▶ EXERCISE PROMPT:
Print the material below exactly as it stands, please, from its first line to the line holding "(gen) at (1119,457)", with no pictures.

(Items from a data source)
◆ ◆ ◆
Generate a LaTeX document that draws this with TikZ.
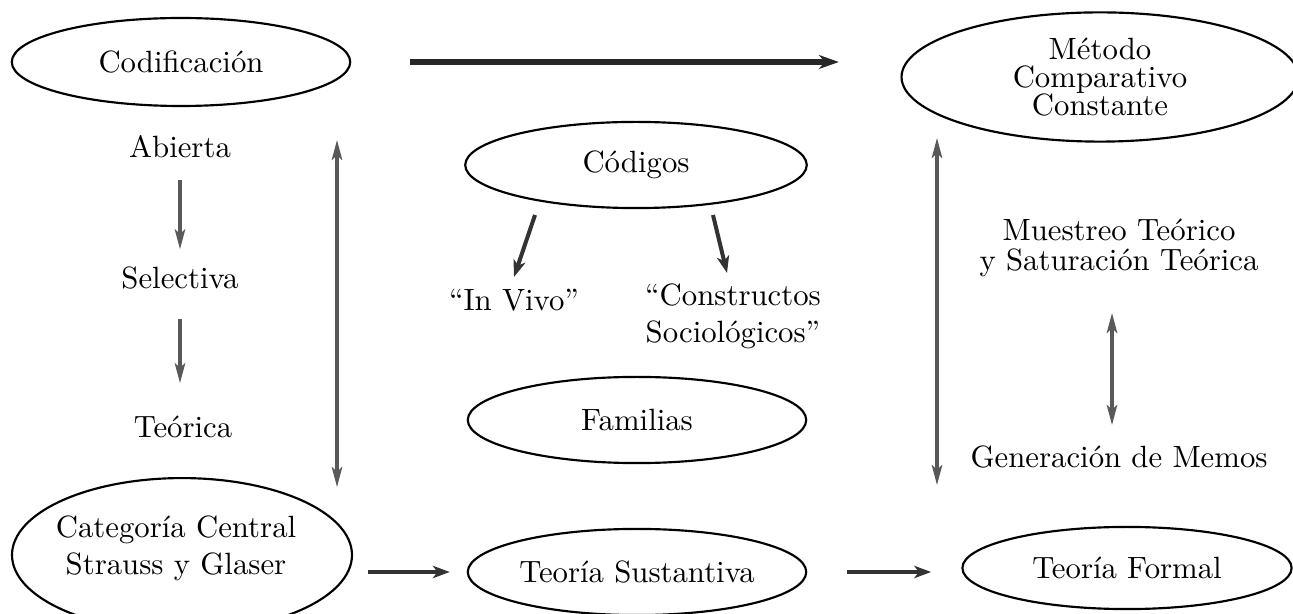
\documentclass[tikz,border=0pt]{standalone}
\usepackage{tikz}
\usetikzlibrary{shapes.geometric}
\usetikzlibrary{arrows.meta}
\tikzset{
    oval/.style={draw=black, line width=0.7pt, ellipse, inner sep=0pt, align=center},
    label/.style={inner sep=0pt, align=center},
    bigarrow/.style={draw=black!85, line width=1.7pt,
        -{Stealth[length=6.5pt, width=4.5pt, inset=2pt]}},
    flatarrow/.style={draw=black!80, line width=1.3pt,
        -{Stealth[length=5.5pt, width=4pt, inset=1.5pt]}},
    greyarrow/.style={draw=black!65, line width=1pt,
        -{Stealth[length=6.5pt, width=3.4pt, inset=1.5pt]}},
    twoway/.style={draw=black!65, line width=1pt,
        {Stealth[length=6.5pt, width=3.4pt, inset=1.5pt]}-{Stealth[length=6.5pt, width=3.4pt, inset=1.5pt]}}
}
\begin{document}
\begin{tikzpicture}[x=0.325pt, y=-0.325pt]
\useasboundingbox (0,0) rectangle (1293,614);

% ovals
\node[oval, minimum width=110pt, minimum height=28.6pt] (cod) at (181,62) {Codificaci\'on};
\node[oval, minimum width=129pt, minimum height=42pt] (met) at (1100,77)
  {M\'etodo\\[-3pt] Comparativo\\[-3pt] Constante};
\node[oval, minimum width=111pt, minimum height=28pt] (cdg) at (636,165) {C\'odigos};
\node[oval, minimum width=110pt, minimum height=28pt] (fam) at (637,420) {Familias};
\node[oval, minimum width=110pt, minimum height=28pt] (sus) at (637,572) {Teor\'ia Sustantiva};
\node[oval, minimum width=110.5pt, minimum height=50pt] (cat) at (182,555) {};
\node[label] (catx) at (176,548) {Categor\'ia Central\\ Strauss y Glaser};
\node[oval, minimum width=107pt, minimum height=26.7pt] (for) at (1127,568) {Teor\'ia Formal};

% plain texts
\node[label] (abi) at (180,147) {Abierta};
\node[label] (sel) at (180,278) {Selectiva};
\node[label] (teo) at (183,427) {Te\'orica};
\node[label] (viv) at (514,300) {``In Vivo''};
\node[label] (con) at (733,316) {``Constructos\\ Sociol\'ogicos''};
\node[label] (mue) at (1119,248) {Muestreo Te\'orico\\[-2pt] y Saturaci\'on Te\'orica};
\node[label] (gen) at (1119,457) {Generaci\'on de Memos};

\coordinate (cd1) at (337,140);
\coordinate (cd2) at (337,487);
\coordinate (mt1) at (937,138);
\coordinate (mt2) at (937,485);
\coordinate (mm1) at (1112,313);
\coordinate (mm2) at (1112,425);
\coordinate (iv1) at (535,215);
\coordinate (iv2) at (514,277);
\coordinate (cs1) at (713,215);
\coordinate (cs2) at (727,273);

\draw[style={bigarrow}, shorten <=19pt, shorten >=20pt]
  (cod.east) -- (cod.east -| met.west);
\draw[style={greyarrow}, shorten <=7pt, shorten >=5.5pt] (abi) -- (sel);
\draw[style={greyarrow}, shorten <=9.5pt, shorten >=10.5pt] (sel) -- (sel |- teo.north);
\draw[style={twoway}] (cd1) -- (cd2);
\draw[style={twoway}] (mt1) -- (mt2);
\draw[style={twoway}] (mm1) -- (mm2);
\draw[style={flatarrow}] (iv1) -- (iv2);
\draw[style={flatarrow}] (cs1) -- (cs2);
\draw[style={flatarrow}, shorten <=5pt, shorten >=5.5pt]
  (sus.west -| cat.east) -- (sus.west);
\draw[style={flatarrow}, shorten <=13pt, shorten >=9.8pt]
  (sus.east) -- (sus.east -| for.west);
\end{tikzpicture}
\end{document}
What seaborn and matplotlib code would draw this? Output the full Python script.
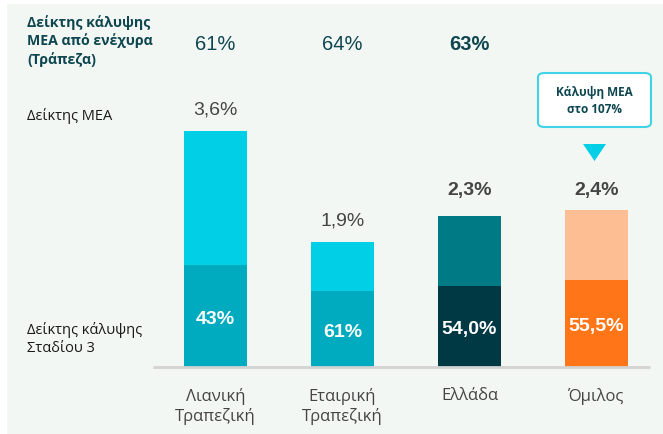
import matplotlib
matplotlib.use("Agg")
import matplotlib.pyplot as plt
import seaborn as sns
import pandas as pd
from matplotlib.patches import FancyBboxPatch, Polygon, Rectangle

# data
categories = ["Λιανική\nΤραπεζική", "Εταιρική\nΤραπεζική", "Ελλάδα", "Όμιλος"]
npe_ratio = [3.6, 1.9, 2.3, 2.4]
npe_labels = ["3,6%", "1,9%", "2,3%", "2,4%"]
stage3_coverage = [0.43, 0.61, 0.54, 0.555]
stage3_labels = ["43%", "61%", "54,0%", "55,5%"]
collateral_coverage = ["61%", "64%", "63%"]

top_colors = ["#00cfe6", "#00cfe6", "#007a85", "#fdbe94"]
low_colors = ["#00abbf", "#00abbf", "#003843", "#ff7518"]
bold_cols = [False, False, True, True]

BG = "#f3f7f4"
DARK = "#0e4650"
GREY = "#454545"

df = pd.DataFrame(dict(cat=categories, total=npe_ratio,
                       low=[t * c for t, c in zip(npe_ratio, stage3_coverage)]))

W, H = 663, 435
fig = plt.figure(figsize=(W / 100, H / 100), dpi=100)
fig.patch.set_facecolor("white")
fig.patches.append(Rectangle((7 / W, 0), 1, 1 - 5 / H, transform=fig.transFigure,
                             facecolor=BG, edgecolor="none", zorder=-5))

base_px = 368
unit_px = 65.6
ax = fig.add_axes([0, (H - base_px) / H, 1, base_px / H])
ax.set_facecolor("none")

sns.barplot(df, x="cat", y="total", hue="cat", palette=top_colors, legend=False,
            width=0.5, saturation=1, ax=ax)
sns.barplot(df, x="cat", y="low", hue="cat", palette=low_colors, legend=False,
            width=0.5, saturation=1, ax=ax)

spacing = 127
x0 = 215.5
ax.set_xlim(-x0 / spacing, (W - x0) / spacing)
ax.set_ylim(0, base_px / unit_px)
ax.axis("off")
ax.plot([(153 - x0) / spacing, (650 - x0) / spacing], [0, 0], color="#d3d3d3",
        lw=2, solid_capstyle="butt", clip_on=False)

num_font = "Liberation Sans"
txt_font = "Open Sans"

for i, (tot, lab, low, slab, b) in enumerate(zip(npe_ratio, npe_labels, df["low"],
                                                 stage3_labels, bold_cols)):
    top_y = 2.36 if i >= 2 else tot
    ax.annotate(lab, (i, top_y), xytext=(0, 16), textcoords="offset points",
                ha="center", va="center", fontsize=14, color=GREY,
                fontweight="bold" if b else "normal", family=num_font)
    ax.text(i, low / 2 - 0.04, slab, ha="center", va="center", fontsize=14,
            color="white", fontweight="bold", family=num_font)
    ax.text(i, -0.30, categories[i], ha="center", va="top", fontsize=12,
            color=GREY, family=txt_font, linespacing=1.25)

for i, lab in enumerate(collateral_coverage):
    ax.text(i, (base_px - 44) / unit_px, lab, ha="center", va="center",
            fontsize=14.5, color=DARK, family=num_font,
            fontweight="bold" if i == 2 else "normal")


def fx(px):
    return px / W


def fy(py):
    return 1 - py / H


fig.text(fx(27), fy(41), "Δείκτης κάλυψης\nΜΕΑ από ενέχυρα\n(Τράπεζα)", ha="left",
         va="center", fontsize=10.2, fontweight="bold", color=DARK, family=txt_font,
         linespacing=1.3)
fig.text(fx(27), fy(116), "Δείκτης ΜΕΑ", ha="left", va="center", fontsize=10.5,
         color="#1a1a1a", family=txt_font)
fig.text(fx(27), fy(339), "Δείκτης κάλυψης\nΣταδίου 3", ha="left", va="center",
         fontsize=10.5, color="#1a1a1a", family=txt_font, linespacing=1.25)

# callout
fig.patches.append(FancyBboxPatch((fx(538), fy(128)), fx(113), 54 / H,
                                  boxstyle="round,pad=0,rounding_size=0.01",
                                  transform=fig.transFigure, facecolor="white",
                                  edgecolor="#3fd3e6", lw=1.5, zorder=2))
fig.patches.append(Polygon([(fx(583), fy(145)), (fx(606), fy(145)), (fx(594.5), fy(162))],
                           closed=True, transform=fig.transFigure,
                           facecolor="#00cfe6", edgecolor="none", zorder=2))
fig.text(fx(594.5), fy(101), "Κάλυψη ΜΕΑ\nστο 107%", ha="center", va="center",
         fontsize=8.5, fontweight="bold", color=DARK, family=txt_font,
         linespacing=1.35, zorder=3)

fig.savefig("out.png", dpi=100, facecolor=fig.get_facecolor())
◆ ◆ ◆
▶ SOLUTION FOR THIS PROBLEM:
Generate a LaTeX document that draws this with TikZ.
\documentclass[tikz,border=0pt]{standalone}
\usepackage{tikz}
\usetikzlibrary{shapes.geometric}
\usetikzlibrary{arrows.meta}
\tikzset{
    oval/.style={draw=black, line width=0.7pt, ellipse, inner sep=0pt, align=center},
    label/.style={inner sep=0pt, align=center},
    bigarrow/.style={draw=black!85, line width=1.7pt,
        -{Stealth[length=6.5pt, width=4.5pt, inset=2pt]}},
    flatarrow/.style={draw=black!80, line width=1.3pt,
        -{Stealth[length=5.5pt, width=4pt, inset=1.5pt]}},
    greyarrow/.style={draw=black!65, line width=1pt,
        -{Stealth[length=6.5pt, width=3.4pt, inset=1.5pt]}},
    twoway/.style={draw=black!65, line width=1pt,
        {Stealth[length=6.5pt, width=3.4pt, inset=1.5pt]}-{Stealth[length=6.5pt, width=3.4pt, inset=1.5pt]}}
}
\begin{document}
\begin{tikzpicture}[x=0.325pt, y=-0.325pt]
\useasboundingbox (0,0) rectangle (1293,614);

% ovals
\node[oval, minimum width=110pt, minimum height=28.6pt] (cod) at (181,62) {Codificaci\'on};
\node[oval, minimum width=129pt, minimum height=42pt] (met) at (1100,77)
  {M\'etodo\\[-3pt] Comparativo\\[-3pt] Constante};
\node[oval, minimum width=111pt, minimum height=28pt] (cdg) at (636,165) {C\'odigos};
\node[oval, minimum width=110pt, minimum height=28pt] (fam) at (637,420) {Familias};
\node[oval, minimum width=110pt, minimum height=28pt] (sus) at (637,572) {Teor\'ia Sustantiva};
\node[oval, minimum width=110.5pt, minimum height=50pt] (cat) at (182,555) {};
\node[label] (catx) at (176,548) {Categor\'ia Central\\ Strauss y Glaser};
\node[oval, minimum width=107pt, minimum height=26.7pt] (for) at (1127,568) {Teor\'ia Formal};

% plain texts
\node[label] (abi) at (180,147) {Abierta};
\node[label] (sel) at (180,278) {Selectiva};
\node[label] (teo) at (183,427) {Te\'orica};
\node[label] (viv) at (514,300) {``In Vivo''};
\node[label] (con) at (733,316) {``Constructos\\ Sociol\'ogicos''};
\node[label] (mue) at (1119,248) {Muestreo Te\'orico\\[-2pt] y Saturaci\'on Te\'orica};
\node[label] (gen) at (1119,457) {Generaci\'on de Memos};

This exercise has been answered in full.